------ GIVEN DATA ------

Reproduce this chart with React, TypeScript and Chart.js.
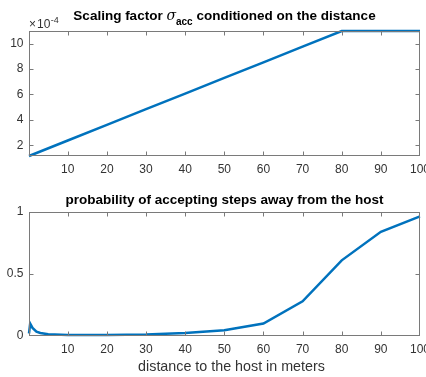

------
------ GIVEN DATA ------

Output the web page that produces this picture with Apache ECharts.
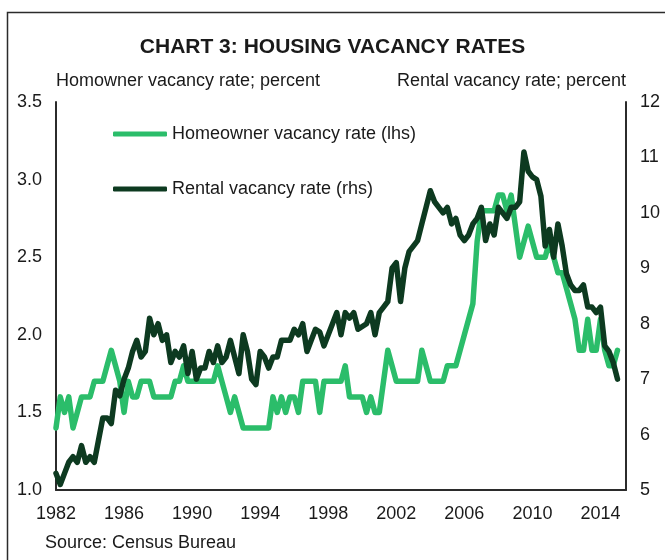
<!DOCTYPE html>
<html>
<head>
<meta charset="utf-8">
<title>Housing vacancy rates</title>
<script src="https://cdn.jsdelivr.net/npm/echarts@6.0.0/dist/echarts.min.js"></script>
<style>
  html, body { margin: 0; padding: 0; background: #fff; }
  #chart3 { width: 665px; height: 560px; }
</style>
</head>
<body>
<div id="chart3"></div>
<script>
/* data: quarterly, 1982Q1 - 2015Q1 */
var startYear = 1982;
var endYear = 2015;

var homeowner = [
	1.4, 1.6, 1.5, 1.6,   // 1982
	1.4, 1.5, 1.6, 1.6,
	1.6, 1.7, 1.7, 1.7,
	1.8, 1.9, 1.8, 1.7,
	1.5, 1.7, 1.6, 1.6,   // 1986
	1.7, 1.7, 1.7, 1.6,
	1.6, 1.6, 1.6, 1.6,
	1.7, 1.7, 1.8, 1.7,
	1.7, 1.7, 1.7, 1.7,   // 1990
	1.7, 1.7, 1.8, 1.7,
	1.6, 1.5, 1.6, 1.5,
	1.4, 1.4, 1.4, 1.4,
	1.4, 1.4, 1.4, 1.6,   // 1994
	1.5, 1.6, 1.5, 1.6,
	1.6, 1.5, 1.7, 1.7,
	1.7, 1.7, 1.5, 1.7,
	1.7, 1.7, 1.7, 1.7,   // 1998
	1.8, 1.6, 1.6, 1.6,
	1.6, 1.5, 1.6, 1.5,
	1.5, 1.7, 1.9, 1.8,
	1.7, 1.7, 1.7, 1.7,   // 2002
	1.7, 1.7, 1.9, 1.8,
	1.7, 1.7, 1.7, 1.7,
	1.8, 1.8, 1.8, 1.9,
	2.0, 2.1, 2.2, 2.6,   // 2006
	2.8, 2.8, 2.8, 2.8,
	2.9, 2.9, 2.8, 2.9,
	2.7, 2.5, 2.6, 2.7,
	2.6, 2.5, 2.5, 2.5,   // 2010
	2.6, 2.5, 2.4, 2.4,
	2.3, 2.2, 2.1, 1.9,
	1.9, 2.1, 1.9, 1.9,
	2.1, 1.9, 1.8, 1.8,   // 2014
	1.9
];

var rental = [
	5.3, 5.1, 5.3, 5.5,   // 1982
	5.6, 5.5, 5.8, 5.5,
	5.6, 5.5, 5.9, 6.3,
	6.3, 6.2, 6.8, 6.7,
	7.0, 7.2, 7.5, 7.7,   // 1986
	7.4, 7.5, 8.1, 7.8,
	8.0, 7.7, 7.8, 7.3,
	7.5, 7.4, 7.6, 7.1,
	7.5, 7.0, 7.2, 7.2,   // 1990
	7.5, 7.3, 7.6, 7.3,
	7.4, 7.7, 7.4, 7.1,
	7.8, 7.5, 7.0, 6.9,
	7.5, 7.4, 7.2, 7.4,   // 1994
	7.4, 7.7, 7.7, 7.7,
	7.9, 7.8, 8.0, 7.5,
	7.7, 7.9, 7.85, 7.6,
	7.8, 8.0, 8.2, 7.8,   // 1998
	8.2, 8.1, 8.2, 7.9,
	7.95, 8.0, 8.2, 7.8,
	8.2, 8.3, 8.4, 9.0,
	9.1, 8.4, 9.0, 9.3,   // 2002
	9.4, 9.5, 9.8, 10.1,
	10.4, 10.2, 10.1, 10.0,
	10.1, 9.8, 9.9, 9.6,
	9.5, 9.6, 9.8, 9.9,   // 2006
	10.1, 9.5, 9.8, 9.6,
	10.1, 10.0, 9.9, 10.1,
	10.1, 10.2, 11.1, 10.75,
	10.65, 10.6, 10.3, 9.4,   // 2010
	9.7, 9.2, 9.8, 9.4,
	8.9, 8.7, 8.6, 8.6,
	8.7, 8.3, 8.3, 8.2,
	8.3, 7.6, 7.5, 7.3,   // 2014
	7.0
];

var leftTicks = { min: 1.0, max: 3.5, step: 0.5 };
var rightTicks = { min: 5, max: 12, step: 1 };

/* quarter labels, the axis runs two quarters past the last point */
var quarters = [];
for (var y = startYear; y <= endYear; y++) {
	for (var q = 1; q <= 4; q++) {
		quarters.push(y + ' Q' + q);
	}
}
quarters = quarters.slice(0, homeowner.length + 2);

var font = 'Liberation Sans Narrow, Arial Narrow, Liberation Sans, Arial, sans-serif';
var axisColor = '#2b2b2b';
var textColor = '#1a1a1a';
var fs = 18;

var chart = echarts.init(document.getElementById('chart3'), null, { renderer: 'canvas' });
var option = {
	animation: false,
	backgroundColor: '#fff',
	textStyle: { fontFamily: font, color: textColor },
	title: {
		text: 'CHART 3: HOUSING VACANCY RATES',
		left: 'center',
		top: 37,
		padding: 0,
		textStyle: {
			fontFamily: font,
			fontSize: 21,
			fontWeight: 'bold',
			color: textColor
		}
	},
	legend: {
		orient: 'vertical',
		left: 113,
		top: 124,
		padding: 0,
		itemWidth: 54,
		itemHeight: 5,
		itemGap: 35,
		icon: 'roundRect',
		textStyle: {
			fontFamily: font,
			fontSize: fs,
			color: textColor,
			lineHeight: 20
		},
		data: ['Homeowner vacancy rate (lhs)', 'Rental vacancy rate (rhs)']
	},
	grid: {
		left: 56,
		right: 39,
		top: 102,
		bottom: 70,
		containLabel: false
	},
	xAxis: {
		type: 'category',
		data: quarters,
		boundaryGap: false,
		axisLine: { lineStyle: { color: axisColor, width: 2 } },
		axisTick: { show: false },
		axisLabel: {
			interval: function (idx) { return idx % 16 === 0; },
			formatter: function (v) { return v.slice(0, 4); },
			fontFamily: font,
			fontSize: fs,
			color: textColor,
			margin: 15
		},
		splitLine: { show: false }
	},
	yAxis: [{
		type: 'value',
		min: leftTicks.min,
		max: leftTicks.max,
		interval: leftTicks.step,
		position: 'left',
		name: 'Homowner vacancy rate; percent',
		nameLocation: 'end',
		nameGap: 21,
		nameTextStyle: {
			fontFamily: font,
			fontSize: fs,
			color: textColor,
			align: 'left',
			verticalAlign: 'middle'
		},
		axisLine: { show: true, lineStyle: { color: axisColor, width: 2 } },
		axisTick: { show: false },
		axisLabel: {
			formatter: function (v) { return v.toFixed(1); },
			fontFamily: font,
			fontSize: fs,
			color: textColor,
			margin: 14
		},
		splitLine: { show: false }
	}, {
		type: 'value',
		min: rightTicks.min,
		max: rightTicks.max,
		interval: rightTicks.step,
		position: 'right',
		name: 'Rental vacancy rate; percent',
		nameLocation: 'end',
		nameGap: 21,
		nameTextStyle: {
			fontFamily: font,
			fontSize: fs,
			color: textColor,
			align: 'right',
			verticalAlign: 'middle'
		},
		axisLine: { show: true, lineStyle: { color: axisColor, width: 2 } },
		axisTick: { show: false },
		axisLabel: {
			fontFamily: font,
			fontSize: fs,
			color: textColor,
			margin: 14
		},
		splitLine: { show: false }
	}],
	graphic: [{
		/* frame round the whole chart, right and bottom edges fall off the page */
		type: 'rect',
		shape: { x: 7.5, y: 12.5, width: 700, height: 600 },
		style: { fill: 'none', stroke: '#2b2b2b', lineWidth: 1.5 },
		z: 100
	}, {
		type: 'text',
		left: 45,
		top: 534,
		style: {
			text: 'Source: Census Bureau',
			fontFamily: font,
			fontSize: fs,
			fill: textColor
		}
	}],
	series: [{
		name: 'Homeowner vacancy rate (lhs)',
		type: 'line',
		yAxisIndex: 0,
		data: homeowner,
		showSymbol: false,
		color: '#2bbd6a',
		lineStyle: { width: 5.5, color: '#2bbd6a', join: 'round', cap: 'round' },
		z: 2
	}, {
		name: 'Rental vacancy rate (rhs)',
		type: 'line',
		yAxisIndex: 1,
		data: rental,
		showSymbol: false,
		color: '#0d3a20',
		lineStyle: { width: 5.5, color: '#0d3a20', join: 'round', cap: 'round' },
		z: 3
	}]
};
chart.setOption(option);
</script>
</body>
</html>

------

> **PROMPT**
Above are the records. Copy only the lines from the one with "Output the web" through the one with "12, step: 1", exactly, with no pictures.

> **OUTPUT OF THE TASK**
Output the web page that produces this picture with Apache ECharts.
<!DOCTYPE html>
<html>
<head>
<meta charset="utf-8">
<title>Housing vacancy rates</title>
<script src="https://cdn.jsdelivr.net/npm/echarts@6.0.0/dist/echarts.min.js"></script>
<style>
  html, body { margin: 0; padding: 0; background: #fff; }
  #chart3 { width: 665px; height: 560px; }
</style>
</head>
<body>
<div id="chart3"></div>
<script>
/* data: quarterly, 1982Q1 - 2015Q1 */
var startYear = 1982;
var endYear = 2015;

var homeowner = [
	1.4, 1.6, 1.5, 1.6,   // 1982
	1.4, 1.5, 1.6, 1.6,
	1.6, 1.7, 1.7, 1.7,
	1.8, 1.9, 1.8, 1.7,
	1.5, 1.7, 1.6, 1.6,   // 1986
	1.7, 1.7, 1.7, 1.6,
	1.6, 1.6, 1.6, 1.6,
	1.7, 1.7, 1.8, 1.7,
	1.7, 1.7, 1.7, 1.7,   // 1990
	1.7, 1.7, 1.8, 1.7,
	1.6, 1.5, 1.6, 1.5,
	1.4, 1.4, 1.4, 1.4,
	1.4, 1.4, 1.4, 1.6,   // 1994
	1.5, 1.6, 1.5, 1.6,
	1.6, 1.5, 1.7, 1.7,
	1.7, 1.7, 1.5, 1.7,
	1.7, 1.7, 1.7, 1.7,   // 1998
	1.8, 1.6, 1.6, 1.6,
	1.6, 1.5, 1.6, 1.5,
	1.5, 1.7, 1.9, 1.8,
	1.7, 1.7, 1.7, 1.7,   // 2002
	1.7, 1.7, 1.9, 1.8,
	1.7, 1.7, 1.7, 1.7,
	1.8, 1.8, 1.8, 1.9,
	2.0, 2.1, 2.2, 2.6,   // 2006
	2.8, 2.8, 2.8, 2.8,
	2.9, 2.9, 2.8, 2.9,
	2.7, 2.5, 2.6, 2.7,
	2.6, 2.5, 2.5, 2.5,   // 2010
	2.6, 2.5, 2.4, 2.4,
	2.3, 2.2, 2.1, 1.9,
	1.9, 2.1, 1.9, 1.9,
	2.1, 1.9, 1.8, 1.8,   // 2014
	1.9
];

var rental = [
	5.3, 5.1, 5.3, 5.5,   // 1982
	5.6, 5.5, 5.8, 5.5,
	5.6, 5.5, 5.9, 6.3,
	6.3, 6.2, 6.8, 6.7,
	7.0, 7.2, 7.5, 7.7,   // 1986
	7.4, 7.5, 8.1, 7.8,
	8.0, 7.7, 7.8, 7.3,
	7.5, 7.4, 7.6, 7.1,
	7.5, 7.0, 7.2, 7.2,   // 1990
	7.5, 7.3, 7.6, 7.3,
	7.4, 7.7, 7.4, 7.1,
	7.8, 7.5, 7.0, 6.9,
	7.5, 7.4, 7.2, 7.4,   // 1994
	7.4, 7.7, 7.7, 7.7,
	7.9, 7.8, 8.0, 7.5,
	7.7, 7.9, 7.85, 7.6,
	7.8, 8.0, 8.2, 7.8,   // 1998
	8.2, 8.1, 8.2, 7.9,
	7.95, 8.0, 8.2, 7.8,
	8.2, 8.3, 8.4, 9.0,
	9.1, 8.4, 9.0, 9.3,   // 2002
	9.4, 9.5, 9.8, 10.1,
	10.4, 10.2, 10.1, 10.0,
	10.1, 9.8, 9.9, 9.6,
	9.5, 9.6, 9.8, 9.9,   // 2006
	10.1, 9.5, 9.8, 9.6,
	10.1, 10.0, 9.9, 10.1,
	10.1, 10.2, 11.1, 10.75,
	10.65, 10.6, 10.3, 9.4,   // 2010
	9.7, 9.2, 9.8, 9.4,
	8.9, 8.7, 8.6, 8.6,
	8.7, 8.3, 8.3, 8.2,
	8.3, 7.6, 7.5, 7.3,   // 2014
	7.0
];

var leftTicks = { min: 1.0, max: 3.5, step: 0.5 };
var rightTicks = { min: 5, max: 12, step: 1 };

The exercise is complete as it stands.